|
|
|
|
|
by diggs
1464 days ago
|
|
This is a misleading and dangerous service. You provide a distributed lease, not a lock. A distributed lease by itself doesn’t provide mutual exclusion. Distributed leases are typically accompanied with a fencing token (which your service cannot provide out of band) or an optimistic lock on the underlying "exclusive" resources (which could be implemented by the consumer of your service). I think of distributed leases as an optimization e.g. they provide soft exclusion in the happy path, which may reduce thrashing on the underlying real mutual exclusion mechanism (like an optimistic lock) under general use. Your docs and terminology guide users into building incorrect systems e.g “ensure only a single instance of a process runs at any given time” is simply not true. edit: I had a quick look at your Python library, and while Python isn't my forte, it looks like it can be trivially induced to break the mutual exclusion mirage: the "requests" lib's default request timeout is None e.g infinite, so what happens when `client.try_heartbeat` goes out to lunch indefinitely?
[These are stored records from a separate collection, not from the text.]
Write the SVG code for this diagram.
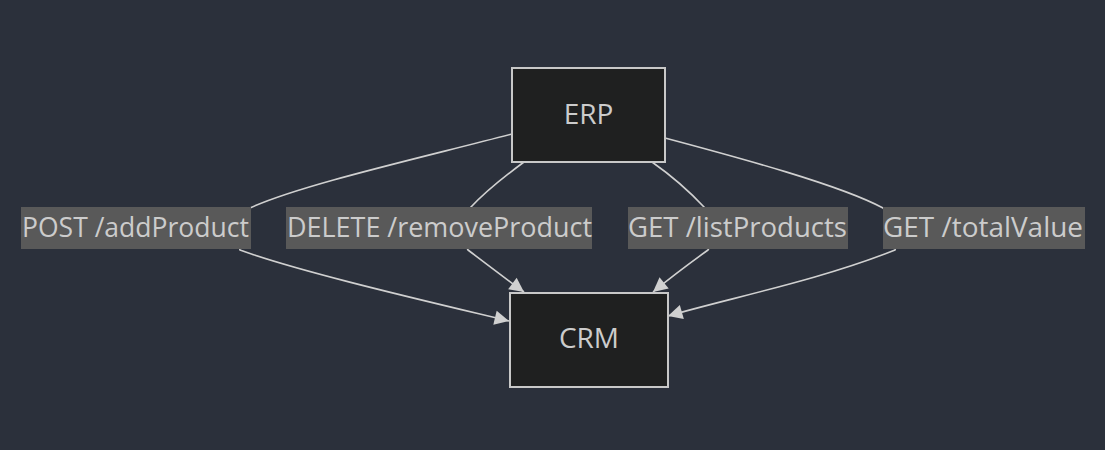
<svg xmlns="http://www.w3.org/2000/svg" width="1105" height="450" viewBox="0 0 1105 450">
<style>
.bg{fill:#2b303b}
.node rect{fill:#1f2020;stroke:#c8c8c8;stroke-width:2}
.node text{fill:#cccccc;font-family:"Open Sans","DejaVu Sans",sans-serif;font-size:28px;text-anchor:middle}
.edge{fill:none;stroke:#d0d0d0;stroke-width:1.6}
.lbl rect{fill:#595959}
.lbl text{fill:#cccccc;font-family:"Open Sans","DejaVu Sans",sans-serif;font-size:28px}
</style>
<defs>
<marker id="arr" viewBox="0 0 10 10" refX="10" refY="5" markerWidth="9" markerHeight="9" markerUnits="userSpaceOnUse" orient="auto" overflow="visible">
<path d="M0,0 L10,5 L0,10 z" fill="#d0d0d0" transform="scale(1.6)" transform-origin="10 5"/>
</marker>
</defs>
<rect class="bg" x="0" y="0" width="1105" height="450"/>
<g id="connectors">
<path class="edge" d="M512,134 C420,158 300,185 250,208 C238,220 236,240 240,250 C300,272 430,302 509,321" marker-end="url(#arr)"/>
<path class="edge" d="M524,162 C505,176 485,192 470,208 C462,222 462,240 468,250 C485,263 505,278 524,292" marker-end="url(#arr)"/>
<path class="edge" d="M652,162 C672,176 690,192 705,208 C712,222 714,240 708,250 C690,263 670,278 653,292" marker-end="url(#arr)"/>
<path class="edge" d="M665,138 C740,158 840,185 883,208 C895,222 900,240 895,250 C820,280 730,298 668,316" marker-end="url(#arr)"/>
</g>
<g id="label-addProduct" class="lbl">
<rect x="21" y="207" width="230" height="42"/>
<text x="22" y="237" textLength="227" lengthAdjust="spacingAndGlyphs">POST /addProduct</text>
</g>
<g id="label-removeProduct" class="lbl">
<rect x="286" y="207" width="306" height="42"/>
<text x="287" y="237" textLength="305" lengthAdjust="spacingAndGlyphs">DELETE /removeProduct</text>
</g>
<g id="label-listProducts" class="lbl">
<rect x="628" y="207" width="220" height="42"/>
<text x="628" y="237" textLength="219" lengthAdjust="spacingAndGlyphs">GET /listProducts</text>
</g>
<g id="label-totalValue" class="lbl">
<rect x="883" y="207" width="202" height="42"/>
<text x="883" y="237" textLength="200" lengthAdjust="spacingAndGlyphs">GET /totalValue</text>
</g>
<g id="node-ERP" class="node">
<rect x="512" y="68" width="153" height="94"/>
<text x="588.5" y="124">ERP</text>
</g>
<g id="node-CRM" class="node">
<rect x="510" y="293" width="158" height="94"/>
<text x="589" y="348">CRM</text>
</g>
</svg>
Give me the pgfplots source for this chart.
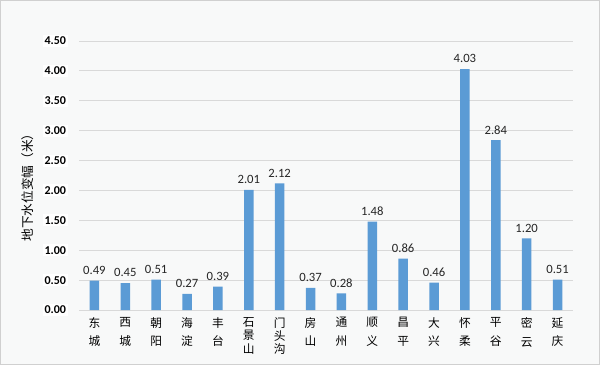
\documentclass[border=0pt]{standalone}
\usepackage{pgfplots}
\pgfplotsset{compat=1.18}
\usepackage{fontspec}
\setmainfont{Carlito}
\newfontfamily\cjk{Noto Sans CJK SC}
\definecolor{barblue}{HTML}{5B9BD5}
\definecolor{gridgray}{HTML}{D9D9D9}
\definecolor{bggray}{HTML}{F8F9F9}
\definecolor{framegray}{HTML}{D0D0D0}
\pgfplotsset{/pgf/number format/assume math mode=true}
\begin{document}
\begin{tikzpicture}[x=1pt,y=1pt]
\fill[bggray] (0,0) rectangle (450,273.75);
\draw[framegray, line width=0.8pt] (0.4,0.4) rectangle (449.6,273.35);
\begin{axis}[
  at={(59.25pt,41.25pt)}, anchor=south west, scale only axis,
  width=370.5pt, height=201.75pt,
  ybar, bar width=7.1pt,
  ymin=0, ymax=4.5, ytick={0,0.5,...,4.5},
  xmin=-0.5, xmax=15.5, xtick={0,...,15},
  xticklabels={{东\\城},{西\\城},{朝\\阳},{海\\淀},{丰\\台},{石\\[-4pt]景\\[-4pt]山},{门\\[-4pt]头\\[-4pt]沟},{房\\山},{通\\州},{顺\\义},{昌\\平},{大\\兴},{怀\\柔},{平\\谷},{密\\云},{延\\庆}},
  xticklabel style={align=center, font=\cjk\fontsize{8.8}{14}\selectfont, anchor=north, yshift=-2pt},
  axis line style={draw=none},
  major tick length=0pt,
  ymajorgrids, major grid style={gridgray, line width=0.75pt},
  yticklabel style={font=\bfseries\fontsize{9}{10}\selectfont, fill=white, inner sep=1.5pt, xshift=-8pt,
    /pgf/number format/.cd, fixed, fixed zerofill, precision=2},
  nodes near coords={\pgfmathprintnumber[fixed,fixed zerofill,precision=2]{\pgfplotspointmeta}},
  nodes near coords style={font=\fontsize{9.5}{10}\selectfont, text=black!85, yshift=1pt},
  clip=false,
]
\addplot[fill=barblue, draw=none] coordinates {
(0,0.49) (1,0.45) (2,0.51) (3,0.27) (4,0.39) (5,2.01) (6,2.12) (7,0.37)
(8,0.28) (9,1.48) (10,0.86) (11,0.46) (12,4.03) (13,2.84) (14,1.20) (15,0.51)};
\end{axis}
\node[rotate=90, font=\cjk\fontsize{9.5}{10}\selectfont] at (21,135.5) {地下水位变幅（米）};
\end{tikzpicture}
\end{document}
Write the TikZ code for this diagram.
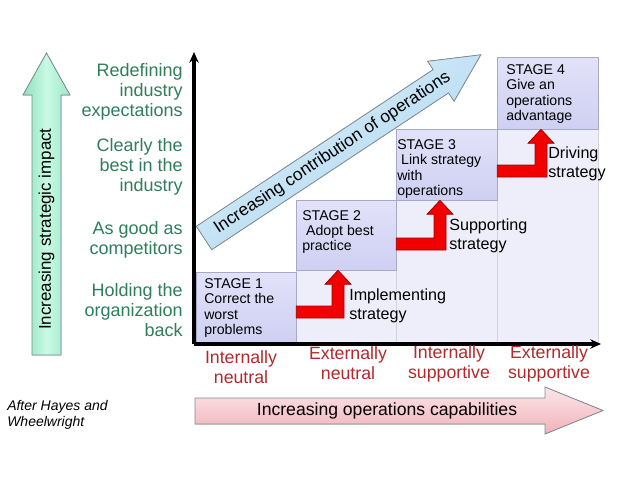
\documentclass[tikz,border=0pt]{standalone}
\usepackage{fontspec}
\setmainfont{Liberation Sans}
\usetikzlibrary{arrows.meta,calc}
\definecolor{labgreen}{HTML}{2E7D5B}
\definecolor{labred}{HTML}{B5272B}
\definecolor{stagetop}{HTML}{E2E2FA}
\definecolor{stagebot}{HTML}{CFCFF2}
\definecolor{stageborder}{HTML}{A8A8C8}
\definecolor{colfill}{HTML}{EEEEFA}
\definecolor{colline}{HTML}{D2D2DC}
\definecolor{stepred}{HTML}{F20000}
\definecolor{stepdark}{HTML}{A00000}
\definecolor{gL}{HTML}{8EE2BC}
\definecolor{gM}{HTML}{C8FAE4}
\definecolor{gR}{HTML}{9CE8C6}
\definecolor{pT}{HTML}{FCE6E8}
\definecolor{pB}{HTML}{F0B2BA}
\definecolor{bT}{HTML}{E2F3FB}
\definecolor{bB}{HTML}{A6D2EE}
\definecolor{shapeline}{HTML}{7F8A94}
\tikzset{
  ylab/.style={text=labgreen, align=right, anchor=east, inner sep=0pt, font=\fontsize{13.5}{15}\selectfont},
  xlab/.style={text=labred, align=center, inner sep=0pt, font=\fontsize{13.3}{15}\selectfont},
  stagebox/.style={draw=stageborder, line width=0.5pt, top color=stagetop, bottom color=stagebot, inner sep=0pt},
  stagetext/.style={anchor=west, align=left, inner sep=0pt, font=\fontsize{10.6}{11.4}\selectfont},
  stratlab/.style={anchor=west, align=left, inner sep=0pt, font=\fontsize{12.1}{14.2}\selectfont},
  colbg/.style={fill=colfill, draw=colline, line width=0.5pt},
  redstep/.style={fill=stepred, draw=stepdark, line width=0.6pt, line join=miter},
  axisline/.style={line width=2.4pt, -{Stealth[length=8pt,width=7pt]}},
  fatarrow/.style={draw=shapeline, line width=0.6pt, line join=miter}
}
\newcommand\bentup[2]{%
  \filldraw[redstep] let \p1=#1, \p2=#2 in
  (\x1,\y1+4.5pt) -- (\x2-4.5pt,\y1+4.5pt) -- (\x2-4.5pt,\y2-10.5pt) -- (\x2-9.75pt,\y2-10.5pt)
  -- (\x2,\y2) -- (\x2+9.75pt,\y2-10.5pt) -- (\x2+4.5pt,\y2-10.5pt) -- (\x2+4.5pt,\y1-4.5pt)
  -- (\x1,\y1-4.5pt) -- cycle;}
\begin{document}
\begin{tikzpicture}[x=0.75pt,y=-0.75pt]
\useasboundingbox (0,0) rectangle (638,479);

% column backgrounds
\filldraw[colbg] (296,270) rectangle (396,344);
\filldraw[colbg] (396,200) rectangle (497,344);
\filldraw[colbg] (497,129) rectangle (598,344);

% stage boxes
\node[stagebox, minimum width=75pt, minimum height=53.25pt] (s1) at (246,307.5) {};
\node[stagebox, minimum width=75pt, minimum height=52.5pt] (s2) at (346,235) {};
\node[stagebox, minimum width=75.75pt, minimum height=53.25pt] (s3) at (446.5,164.5) {};
\node[stagebox, minimum width=75.75pt, minimum height=54pt] (s4) at (547.5,93) {};

\node[stagetext] (t1) at (204,308) {STAGE 1\\Correct the\\worst\\problems};
\node[stagetext] (t2) at (302,232) {STAGE 2\\\ Adopt best\\practice};
\node[stagetext] (t3) at (397,169) {STAGE 3\\\ Link strategy\\with\\operations};
\node[stagetext] (t4) at (506,94) {STAGE 4\\Give an\\operations\\advantage};

% red bent arrows
\bentup{($(s1.east)+(0,4.5)$)}{($(s2.south)+(-8,0)$)}
\bentup{($(s2.east)+(0,9)$)}{($(s3.south)+(-6.5,0)$)}
\bentup{($(s3.east)+(0,6.5)$)}{($(s4.south)+(-6.5,0)$)}

\node[stratlab] (l1) at (349,306) {Implementing\\strategy};
\node[stratlab] (l2) at (449,236) {Supporting\\strategy};
\node[stratlab] (l3) at (548,164) {Driving\\strategy};

% axes
\coordinate (o) at (194,344);
\coordinate (ytop) at (194,52);
\coordinate (xend) at (601,344);
\draw[axisline] (o) -- (ytop);
\draw[axisline] (o) -- (xend);

% diagonal arrow
\begin{scope}[shift={(204,238)}, rotate=33.5]
  \filldraw[fatarrow, top color=bT, bottom color=bB, shading angle=33.5]
    (0,-14) -- (284,-14) -- (284,-24) -- (332,0) -- (284,24) -- (284,14) -- (0,14) -- cycle;
  \node[rotate=33.5, inner sep=0pt, font=\fontsize{13}{15}\selectfont] (diag) at (154,0) {Increasing contribution of operations};
\end{scope}

% y labels
\node[ylab] (y4) at (183,92) {Redefining\\industry\\expectations};
\node[ylab] (y3) at (183,167) {Clearly the\\best in the\\industry};
\node[ylab] (y2) at (183,240) {As good as\\competitors};
\node[ylab] (y1) at (183,310) {Holding the\\organization\\back};

% green vertical arrow
\filldraw[fatarrow, left color=gL, right color=gR, middle color=gM]
  (32,355) -- (32,95) -- (23,95) -- (46.5,53) -- (70,95) -- (61,95) -- (61,355) -- cycle;
\node[rotate=90, inner sep=0pt, font=\fontsize{12.7}{15}\selectfont] (vimpact) at (46.5,229) {Increasing strategic impact};

% x labels
\node[xlab] (x1) at (241,367) {Internally\\neutral};
\node[xlab] (x2) at (348,363) {Externally\\neutral};
\node[xlab] (x3) at (449,364) {Internally\\supportive};
\node[xlab] (x4) at (549,364) {Externally\\supportive};

% pink horizontal arrow
\filldraw[fatarrow, top color=pT, bottom color=pB]
  (195,398) -- (545,398) -- (545,387) -- (603,410.5) -- (545,434) -- (545,424) -- (195,424) -- cycle;
\node[inner sep=0pt, font=\fontsize{13.2}{15}\selectfont] (hcap) at (387,411) {Increasing operations capabilities};

% credit
\node[anchor=west, align=left, inner sep=0pt, font=\fontsize{10.5}{12}\selectfont\itshape] (credit) at (7,415) {After Hayes and\\Wheelwright};
\end{tikzpicture}
\end{document}
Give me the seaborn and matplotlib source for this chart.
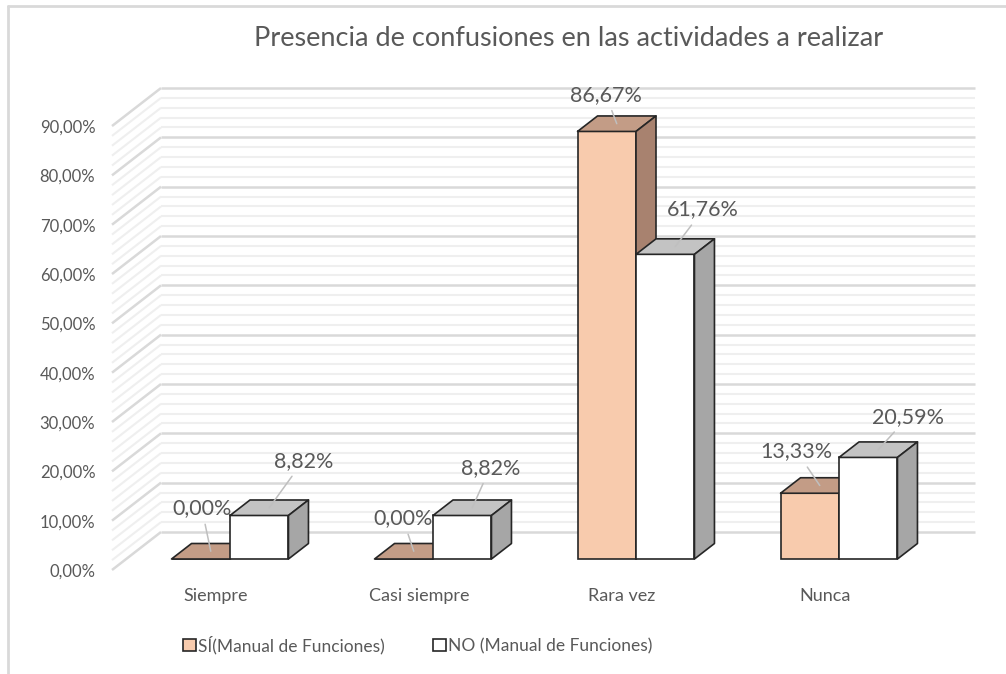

Looks like `locks._run_heartbeat_loop` will hang, the lease will never be renewed, and within 60 seconds a competing lease holder will claim it. Boom. So you fix the timeout issue and problem solved right? Still no dice... what happens when you hit a pathological hang in your non-real-time runtime or OS? Boom. |
|
Numerous AWS (really early) internal eng talks I saw, hammered home the point that distributed locking / leasing was one of the hardest problems to engineer for, if not the hardest, often quoting Chubby and Paxos Made Live papers.
Today, if I were to need a form of distributed co-ordination, I'd reach for Durable Objects to see if it fits my needs.